I first actually viewed Fiona Hill when she testified at Trump’s first impeachment hearing and I was just so impressed. Then I realized I’d already read a book by her – Mr Putin: Operative in the Kremlin was published in 2020 and I read it then as I was fascinated by Putin.
There Is Nothing For You Here: Finding Opportunity in the Twenty-First Century
By Fiona Hill
Oct 2021 / (432 pages)
Read by Fiona Hill
Rating: 7.5 / memoir – economics
I first actually saw Fiona Hill when she testified at Trump’s first impeachment hearing and I was just so impressed. That book is also read by Hill and yes, her accent was challenging until I got used to it. Then I realized I’d already read a book by her – Mr Putin: Operative in the Kremlin was published in 2020 and I read it then because I was fascinated by Putin.
Hill grew up in the mainly coal town of Bishop Auckland in the 1970s. Those were the Thatcher years and Hill was a poor girl in a hard-pressed post-industrial part of England. Her father told her to get out of there if she wanted opportunity. She followed his advice – hence the title.
Her family is presented as being rather typical of the times and place. And typical also of parts of the US for the last couple decades where jobs have disappeared and there’s not much “opportunity” to be had. J.D. Vance’s Hillbilly Elegy and Tara Westover’s Educated are memoirs with this theme – coming up out of working class areas where the work part has disappeared.
Hill’s focus is the economics of the area and her own family and that works into advice to others as well as the health and education necessary to make use of any possible opportunity to be found. Her mother worked in health care, her father in various fields so Hill aimed toward gaining an education where, in the 1970s, changes were occurring in both the US and UK enabling the poor to gain access to the middle class.

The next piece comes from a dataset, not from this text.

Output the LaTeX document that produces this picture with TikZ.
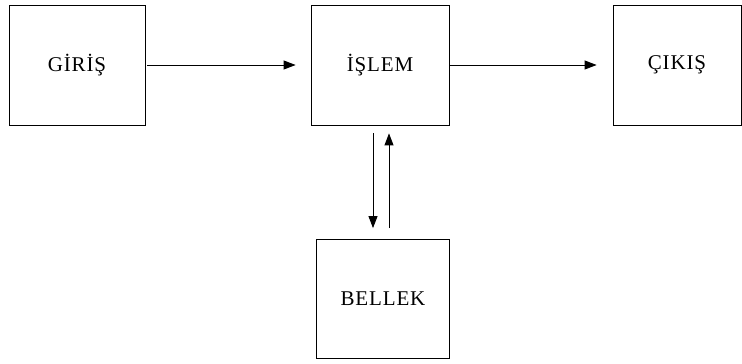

One thing which was different about Hill’s situation is that her parents scrimped and were lucky enough to be able to purchase and keep a home. She won a scholarship to a local high school, but didn’t have the money for the uniforms. “Even when opportunity presented itself it took resources to seize it.” Instead she went to the local public school where weren’t enough text books to go around and other difficulties.
She then made use of all opportunities as they come along with some room for choosing and a lot of room for luck. She sought out small grants and scholarships at the library and through volunteering and tips from others including her local political representatives, churches and unions – almost anywhere. She ended up getting a PhD, moving to the US and getting a job at the US State Department. This has to be persistent and personally driven – there was no one program for opportunity and success.
One problem Hill faced at almost all levels of advancement was her accent which spoke of her northeast working class background. It became a stigma whenever she met British people who knew immediately where she was from and she never “fixed” her accent.
Trump is discussed as being particularly bad about prejudice and stereotyping women and experts. Hill faced it all. And she wrote a book about how to find opportunity when it seems entirely stacked against you.
And she has a multitude of suggestions for how individuals, communities and countries can do this. The book is mostly about the sub-title: “Finding Opportunity in the Twenty-First Century.”
It’s a pretty good book but I got bored when the talk turned too much to specific opportunities other than hers. The last third seems to drag on and on. I most enjoyed the memoir and the parts about life in the US with Trump.